These moments are dust
My husband sent me this video the other day. He has this thing where if he is crying at work he needs me to be crying at work too. I think we are both feeling acutely the passage of time these days. Our oldest is finishing his first year of high school and our baby went on his first sleepover this past weekend without his beloved Beary (a stuffed bear; we aren’t very creative). I’ve been up late at night worrying how I’m going to find time to promote Bless This Mess as we ramp up to launch in August. How will I keep up with my regular job, patients who need me, paperwork and scheduling, without sacrificing some of the little time it feels I have left with my kids?
Then Rachel Held Evans died on Saturday. We didn’t know her but we knew her words and her wisdom. Molly got to hear her speak at a conference less than a month ago. Rachel was one of our top five people we were “really really hoping will love our book!” Her name remains on the list to receive an early copy. No one seems to want to take it off, to acknowledge that her voice is really gone from this world. I know that feeling of wanting to rewind time in the wake of trauma and loss. I can only imagine how those who knew and loved her are feeling.
I also know from both personal and professional experience what it is for a child to lose a parent too soon. I am so so sad for Rachel’s children, who won’t know her smile or embrace when they need it. Who in many ways won’t even know what they are missing. I also know something about the ways it will probably shape their becoming. How it will make them vulnerable in places and strong in others. I’ve seen it many times before in many different children. They are amazing. They are the reason I give when people ask me how I do what I do for a living, how I sit with kids in pain and suffering. I do it for a very selfish reason. It makes me less afraid to see how strong and resilient kids are.
As a parent, I am most devastated for Rachel. That she won’t get the chance to be there for her children’s Becoming. It seems so wrong and so unfair. It makes me miss my kids who are right in front of me, knowing they won’t and can’t stay exactly who they are right now. We can’t pause time anymore than we can rewind it. Buddhism teaches us that this moment has already passed. Mindfulness isn’t so much being in the “now” as it is recognizing that the now is fleeting and noticing what is happening to and around us. The best we can do as parents is notice and love our children in this moment, even (maybe especially) when it’s hard. And try to not worry too much about what might happen next. That’s the message of Bless This Mess. To be a good enough parent is to be good enough for the kid you have right now. Remember, for better and for worse, it’s fleeting.
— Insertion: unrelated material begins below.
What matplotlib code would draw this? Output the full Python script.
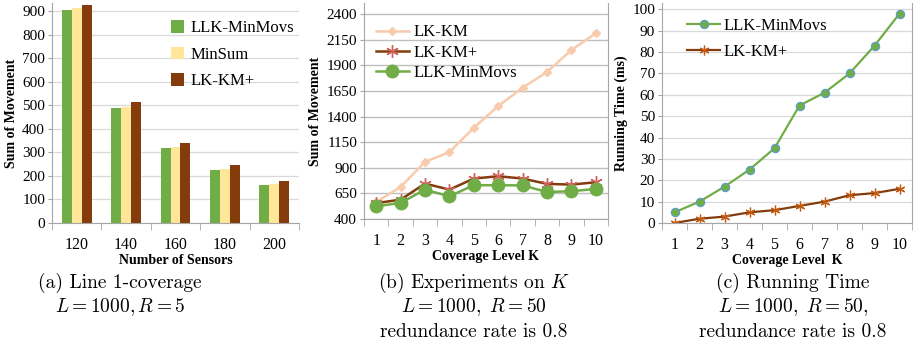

One of the best pieces of advice I’ve gotten as a working mom is that my career will be much longer than the time I have my kids at home with me. This helps me to put off to tomorrow what can wait and to focus on what can’t. I try hard not to beat myself up too much when this means a phone call goes unreturned or a bill unpaid, or when I have to turn down writing a grant or paper, going to a conference, or being on an exciting project. One of the other best pieces of advice I’ve gotten was when I told my graduate school advisor I was pregnant with Luke, half way between my Masters and my PhD. I was so worried she would think I was making a mistake. But her response was pure joy and a reminder, “There’s never a good time.” I would add to that, “There is only this time.”
We hope that Bless This Mess will help parents live that out. There’s never a good time or a perfect child and you will never be perfect either. You don’t have to be. You just have to be good enough for today, for the child you have right now. Because you are all still Becoming and we never really know how much time we will have to become.
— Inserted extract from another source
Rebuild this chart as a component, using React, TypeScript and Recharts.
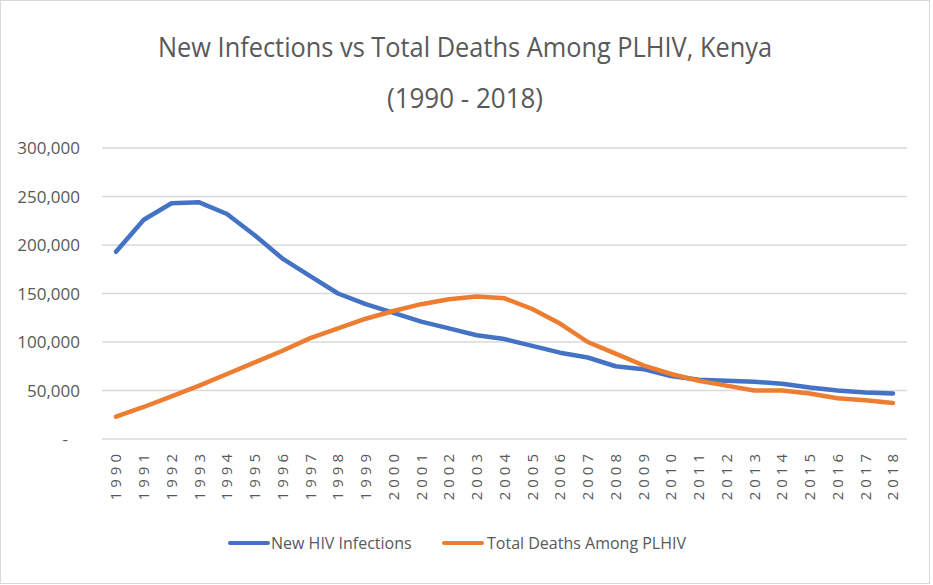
import React from 'react';
import { LineChart, Line, XAxis, YAxis, CartesianGrid, Legend } from 'recharts';

const years = ['1990','1991','1992','1993','1994','1995','1996','1997','1998','1999','2000','2001','2002','2003','2004','2005','2006','2007','2008','2009','2010','2011','2012','2013','2014','2015','2016','2017','2018'];
const newInfections = [193000, 226000, 243000, 244000, 232000, 210000, 186000, 168000, 150000, 139000, 130000, 121000, 114000, 107000, 103000, 96000, 89000, 84000, 75000, 72000, 65000, 61000, 60000, 59000, 57000, 53000, 50000, 48000, 47000];
const totalDeaths = [23000, 33000, 44000, 55000, 67000, 79000, 91000, 104000, 114000, 124000, 132000, 139000, 144000, 147000, 145000, 134000, 119000, 100000, 88000, 76000, 67000, 60000, 55000, 50000, 50000, 47000, 42000, 40000, 37000];
const yTicks = [0, 50000, 100000, 150000, 200000, 250000, 300000];
const titleLine1 = 'New Infections vs Total Deaths Among PLHIV, Kenya';
const titleLine2 = '(1990 - 2018)';
const seriesNames = ['New HIV Infections', 'Total Deaths Among PLHIV'];
const colors = ['#4472C4', '#ED7D31'];

const data = years.map((y, i) => ({ year: y, infections: newInfections[i], deaths: totalDeaths[i] }));

const W = 928;
const H = 582;
const FONT = '"Open Sans", "Noto Sans", sans-serif';
const TEXT = '#595959';

const XTick = (props: any) => {
  const { x, y, payload } = props;
  return (
    <g transform={`translate(${x},${y})`}>
      <text transform="rotate(-90)" x={-11} y={0} dy="0.36em" textAnchor="end" fill={TEXT} fontSize={15} letterSpacing={4} fontFamily={FONT}>
        {payload.value}
      </text>
    </g>
  );
};

const YTick = (props: any) => {
  const { x, y, payload } = props;
  const v = payload.value as number;
  const label = v === 0 ? '-' : v.toLocaleString('en-US');
  return (
    <text x={v === 0 ? x - 12 : x} y={y} dy="0.36em" textAnchor="end" fill={TEXT} fontSize={17} fontFamily={FONT}>
      {label}
    </text>
  );
};

const LegendContent = () => {
  const items = [
    { left: 216, textLeft: 259 },
    { left: 430, textLeft: 475 },
  ];
  return (
    <div style={{ position: 'relative', width: W - 33, height: 50 }}>
      {items.map((it, i) => (
        <React.Fragment key={i}>
          <div style={{ position: 'absolute', left: it.left, top: 32, width: 42, height: 4, borderRadius: 2, background: colors[i] }} />
          <div style={{ position: 'absolute', left: it.textLeft, top: 22, fontFamily: FONT, fontSize: 16, color: TEXT, lineHeight: '24px', whiteSpace: 'nowrap' }}>
            {seriesNames[i]}
          </div>
        </React.Fragment>
      ))}
    </div>
  );
};

export default function App() {
  return (
    <div style={{ position: 'absolute', left: 0, top: 0, width: W, height: H, border: '1px solid #d9d9d9', background: '#fff' }}>
      <LineChart width={W} height={H} data={data} margin={{ top: 147, right: 22, left: 11, bottom: 24 }}>
        <CartesianGrid vertical={false} stroke="#d9d9d9" strokeWidth={1.5} />
        <XAxis dataKey="year" interval={0} axisLine={false} tickLine={false} tickSize={0} tickMargin={0} height={70} padding={{ left: 14, right: 14 }} tick={<XTick />} />
        <YAxis domain={[0, 300000]} ticks={yTicks} axisLine={false} tickLine={false} tickSize={0} tickMargin={22} width={90} tick={<YTick />} />
        <Legend verticalAlign="bottom" content={<LegendContent />} />
        <Line type="linear" dataKey="infections" name={seriesNames[0]} stroke={colors[0]} strokeWidth={4.5} dot={false} strokeLinecap="round" strokeLinejoin="round" isAnimationActive={false} />
        <Line type="linear" dataKey="deaths" name={seriesNames[1]} stroke={colors[1]} strokeWidth={4.5} dot={false} strokeLinecap="round" strokeLinejoin="round" isAnimationActive={false} />
      </LineChart>
      <svg width={W} height={130} style={{ position: 'absolute', left: 0, top: 0, pointerEvents: 'none' }}>
        <text x={464} y={56} textAnchor="middle" fill={TEXT} fontSize={28} fontFamily={FONT} textLength={614} lengthAdjust="spacingAndGlyphs">{titleLine1}</text>
        <text x={464} y={107} textAnchor="middle" fill={TEXT} fontSize={28} fontFamily={FONT} textLength={156} lengthAdjust="spacingAndGlyphs">{titleLine2}</text>
      </svg>
    </div>
  );
}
This doesn’t mean you have to love or savor every moment. As Glennon Doyle so aptly put it years ago, parenting happens in Kairos time. It’s not all joy all the time, not by a long shot. But as Glennon says, “It’s worth the hard.” Or as Molly and I say, “If it’s hard, you’re probably doing it right.”
Once, when Luke was about three, I had to take him for bloodwork in the lab downstairs from his pediatrician. He knew what we were there for and was alternating between full on meltdown and deftly trying to escape altogether. The only other person in the waiting room was an elderly man reading the New York Times. I thought for sure he must be so annoyed. Just when I was having to physically wrestle and restrain Luke to keep him there, wondering if we should just screw it and come back another day, the man folded down the corner of his paper, looked me in the eyes and said, “You’re a really good mom.” I may have broken down in tears along with Luke.
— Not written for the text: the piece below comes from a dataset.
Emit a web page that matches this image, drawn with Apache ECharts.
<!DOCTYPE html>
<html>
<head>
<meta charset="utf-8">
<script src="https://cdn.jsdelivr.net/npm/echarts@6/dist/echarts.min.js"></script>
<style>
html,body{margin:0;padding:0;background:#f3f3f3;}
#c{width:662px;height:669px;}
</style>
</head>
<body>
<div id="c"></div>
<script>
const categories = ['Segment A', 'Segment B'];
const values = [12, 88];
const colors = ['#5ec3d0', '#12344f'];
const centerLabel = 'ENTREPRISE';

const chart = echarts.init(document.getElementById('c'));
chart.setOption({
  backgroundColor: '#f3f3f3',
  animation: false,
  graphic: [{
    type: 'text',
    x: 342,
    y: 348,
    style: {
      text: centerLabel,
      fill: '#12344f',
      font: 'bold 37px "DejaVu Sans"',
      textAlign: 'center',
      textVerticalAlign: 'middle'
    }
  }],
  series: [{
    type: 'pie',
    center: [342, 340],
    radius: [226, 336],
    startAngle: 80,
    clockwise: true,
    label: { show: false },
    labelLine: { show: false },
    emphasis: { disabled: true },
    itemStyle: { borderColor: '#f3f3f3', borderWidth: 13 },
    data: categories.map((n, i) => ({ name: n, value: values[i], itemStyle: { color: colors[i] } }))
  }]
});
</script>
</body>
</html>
Now, when I think back on that day, I remember how smart and savvy Luke was. We laugh when I tell the story about the point when he seemed to calm down and looked at me very seriously and told me, “Mama, I just have to go out to the car to get something.” And then he bolted. That man in the waiting room didn’t tell me to savor the moment because it would be gone too soon. Instead, he gave me the confidence I needed to stick out the hard so that now, more than 10 years later, the funny and the good of who my child was in that moment is what I remember most.
Today, I’m going to try to live in Kairos time, and remember that none of us knows how long ours will last. And if I see a parent struggling in the now, I’m going to remind them they are a good mom or dad.